Understanding is the foundation of choice. Without it, you are guessing. You may think you’re making decisions, but you’re only reacting to fragments. The quality of your response is directly tied to the depth of your awareness.

In conversation, for example, if you only hear the words but not the feeling behind them, your response will miss the mark. You might defend yourself when the other person simply wanted to be heard. You might offer advice when all they needed was empathy. The misunderstanding isn’t a failure of intention, it’s a gap in comprehension.

In your personal life, you may find yourself stuck in patterns you don’t fully understand. You repeat behaviors, chase outcomes, or avoid situations without knowing why. If you don’t understand the internal forces at play — your fears, beliefs, or memories — your response will stay shallow. Change requires more than action. It requires insight.

The same applies to external challenges. If you don’t understand a problem’s structure, your solution will be misplaced. You can throw energy at a surface issue and never touch the root. You can rush into solving something before you’ve really seen what it is. Misdiagnosis leads to wasted motion.
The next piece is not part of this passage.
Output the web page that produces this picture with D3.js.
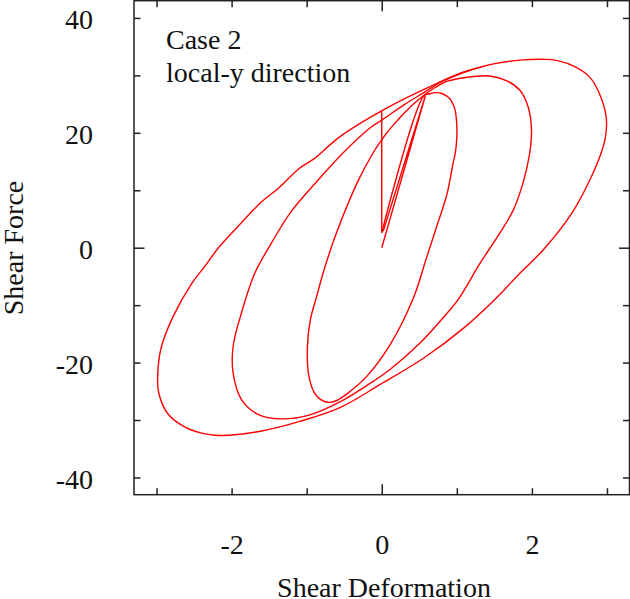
<!DOCTYPE html>
<html>
<head>
<meta charset="utf-8">
<script src="https://cdn.jsdelivr.net/npm/d3@7"></script>
<style>
  body { margin: 0; background: #fff; }
  svg { display: block; }
  text { font-family: "Liberation Serif", "Times New Roman", serif; fill: #111; }
</style>
</head>
<body>
<svg id="chart" width="630" height="599"></svg>
<script>
// [shear deformation, shear force] pairs

// first stiff loading and the unload back to zero
var firstLoading = [[0, 0], [0.58, 26.4], [0.02, 2.9]];

// drop at zero deformation
var release = [[0, 23.9], [0, 2.6]];

// cycle 1 (amplitude ~1), runs on into the cycle-2 peak
var loop1 = [
    [0, 2.6], [0.56, 26.4], [0.64, 26.8], [0.72, 27.0], [0.81, 26.8], [0.91, 25.9],
    [0.97, 24.3], [0.995, 22.3], [1.0, 19.3], [0.98, 16.5], [0.95, 14.7], [0.87, 9.4],
    [0.73, 3.6], [0.60, -1.6], [0.42, -8.8], [0.11, -16.9], [-0.2, -22.4], [-0.42, -25.0],
    [-0.6, -26.6], [-0.73, -26.9], [-0.88, -25.6], [-0.97, -22.4], [-0.99, -17.2],
    [-0.95, -12.5], [-0.87, -8.6], [-0.76, -3.5], [-0.62, 2.0], [-0.32, 11.5],
    [-0.12, 16.4], [0.01, 19.0], [0.15, 21.3], [0.31, 23.6], [0.5, 25.9], [0.7, 27.8],
    [0.87, 29.0]
];

// cycle 2 (amplitude ~2), runs on into the cycle-3 peak
var loop2 = [
    [0.87, 29.0], [1.05, 29.5], [1.22, 29.8], [1.44, 29.9], [1.66, 29.1], [1.84, 27.4],
    [1.95, 24.5], [1.995, 20.4], [1.97, 16.4], [1.88, 11.2], [1.75, 6.5], [1.57, 2.5],
    [1.31, -2.7], [1.02, -9.0], [0.87, -11.4], [0.51, -16.6], [0.11, -21.2], [-0.2, -24.0],
    [-0.55, -26.8], [-0.98, -29.2], [-1.34, -29.8], [-1.65, -29.0], [-1.87, -26.4],
    [-1.98, -21.8], [-1.98, -17.2], [-1.87, -11.4], [-1.69, -4.4], [-1.47, 0.8],
    [-1.21, 6.25], [-0.85, 11.75], [-0.5, 16.7], [-0.14, 21.0], [0.01, 22.3], [0.31, 25.0],
    [0.55, 26.9], [0.8, 28.9], [1.09, 30.5]
];

// cycle 3 (amplitude ~3)
var loop3 = [
    [1.09, 30.5], [1.49, 32.0], [1.88, 32.7], [2.15, 32.8], [2.33, 32.6], [2.59, 31.4],
    [2.77, 29.7], [2.9, 26.8], [2.99, 22.7], [2.98, 19.3], [2.92, 16.4], [2.77, 11.75],
    [2.53, 5.97], [2.15, -0.4], [1.84, -4.44], [1.51, -8.96], [1.09, -14.0], [0.56, -19.2],
    [-0.02, -23.8], [-0.55, -27.8], [-1.08, -30.2], [-1.6, -31.9], [-2.13, -32.7],
    [-2.31, -32.5], [-2.6, -31.35], [-2.85, -28.9], [-2.97, -25.3], [-2.985, -22.4],
    [-2.94, -17.5], [-2.78, -12.0], [-2.53, -6.2], [-2.36, -3.3], [-2.18, -0.1],
    [-1.96, 3.07], [-1.6, 7.99], [-1.38, 10.3], [-1.1, 13.8], [-0.9, 15.5], [-0.56, 19.3],
    [0.01, 23.9], [0.555, 27.5], [1.09, 30.6], [1.49, 32.0]
];

var xTicks = [-3, -2, -1, 0, 1, 2, 3];
var xLabels = [-2, 0, 2];
var yTicks = [-40, -30, -20, -10, 0, 10, 20, 30, 40];
var yLabels = [-40, -20, 0, 20, 40];

var svg = d3.select("#chart"),
    width = +svg.attr("width"),
    height = +svg.attr("height"),
    margin = {top: 0.7, right: 0.5, bottom: 104.3, left: 134};

var fontSize = 28;

var x = d3.scaleLinear()
    .domain([-3.3, 3.3])
    .range([margin.left, width - margin.right]);

var y = d3.scaleLinear()
    .domain([-43, 43])
    .range([height - margin.bottom, margin.top]);

var axisColor = "#222";

function tickLen(d) { return d === 0 ? 10.5 : 6.5; }

function fmt(list) {
    return function(d) { return list.indexOf(d) >= 0 ? String(d) : ""; };
}

// bottom axis with labels
var gx = svg.append("g")
    .attr("transform", "translate(0," + y.range()[0] + ")")
    .call(d3.axisBottom(x).tickValues(xTicks).tickSizeInner(-6.5).tickSizeOuter(0)
        .tickPadding(39.5).tickFormat(fmt(xLabels)));

// top axis, ticks only
var gxt = svg.append("g")
    .attr("transform", "translate(0," + y.range()[1] + ")")
    .call(d3.axisTop(x).tickValues(xTicks).tickSizeInner(-6.5).tickSizeOuter(0)
        .tickFormat(""));

// left axis with labels
var gy = svg.append("g")
    .attr("transform", "translate(" + x.range()[0] + ",0)")
    .call(d3.axisLeft(y).tickValues(yTicks).tickSizeInner(-6.5).tickSizeOuter(0)
        .tickPadding(41).tickFormat(fmt(yLabels)));

// right axis, ticks only
var gyr = svg.append("g")
    .attr("transform", "translate(" + x.range()[1] + ",0)")
    .call(d3.axisRight(y).tickValues(yTicks).tickSizeInner(-6.5).tickSizeOuter(0)
        .tickFormat(""));

[gx, gxt, gy, gyr].forEach(function(g) {
    g.select(".domain").remove();
    g.selectAll(".tick line").attr("stroke", axisColor).attr("stroke-width", 1.5);
    g.selectAll(".tick text")
        .style("font-family", '"Liberation Serif", "Times New Roman", serif')
        .attr("font-size", fontSize)
        .attr("fill", "#111");
});

gx.selectAll(".tick line").attr("y2", function(d) { return -tickLen(d); });
gxt.selectAll(".tick line").attr("y2", function(d) { return tickLen(d); });
gy.selectAll(".tick line").attr("x2", function(d) { return tickLen(d); });
gyr.selectAll(".tick line").attr("x2", function(d) { return -tickLen(d); });
gy.selectAll(".tick text").attr("dy", "0.38em");

// frame
svg.append("rect")
    .attr("x", x.range()[0])
    .attr("y", y.range()[1])
    .attr("width", x.range()[1] - x.range()[0])
    .attr("height", y.range()[0] - y.range()[1])
    .attr("fill", "none")
    .attr("stroke", axisColor)
    .attr("stroke-width", 1.5);

var straight = d3.line()
    .x(function(d) { return x(d[0]); })
    .y(function(d) { return y(d[1]); });

var smooth = d3.line()
    .curve(d3.curveCatmullRom.alpha(0.5))
    .x(function(d) { return x(d[0]); })
    .y(function(d) { return y(d[1]); });

var curves = svg.append("g")
    .attr("fill", "none")
    .attr("stroke", "#ff0000")
    .attr("stroke-width", 1.4)
    .attr("stroke-linejoin", "round");

curves.append("path").attr("d", straight(firstLoading));
curves.append("path").attr("d", straight(release));
[loop1, loop2, loop3].forEach(function(l) {
    curves.append("path").attr("d", smooth(l));
});

// note in the corner
svg.append("text")
    .attr("x", 166).attr("y", 49)
    .attr("font-size", fontSize)
    .text("Case 2");

svg.append("text")
    .attr("x", 166).attr("y", 82)
    .attr("font-size", fontSize)
    .text("local-y direction");

// axis titles
svg.append("text")
    .attr("x", 384).attr("y", 597)
    .attr("text-anchor", "middle")
    .attr("font-size", fontSize)
    .text("Shear Deformation");

svg.append("text")
    .attr("transform", "translate(23,248) rotate(-90)")
    .attr("text-anchor", "middle")
    .attr("font-size", fontSize)
    .text("Shear Force");
</script>
</body>
</html>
To respond well, you must first see clearly. That means slowing down, asking questions, listening carefully, and being willing to admit when you don’t yet understand. It means curiosity instead of assumption. It means creating space in your mind for complexity without demanding immediate resolution.

This doesn’t mean you need perfect understanding before taking action. Sometimes, partial understanding is enough to start, as long as you remain open to learning. But it does mean that awareness is not optional. It’s not a luxury or a bonus. It’s the groundwork for everything that follows.

The better you understand what’s happening — in your mind, in your relationships, in the world around you — the more aligned, accurate, and meaningful your response will be.

You can’t respond to what you can’t see. You can’t act wisely on what you haven’t grasped. So deepen your awareness. Take the time to really understand.

Then respond — not just with effort, but with clarity.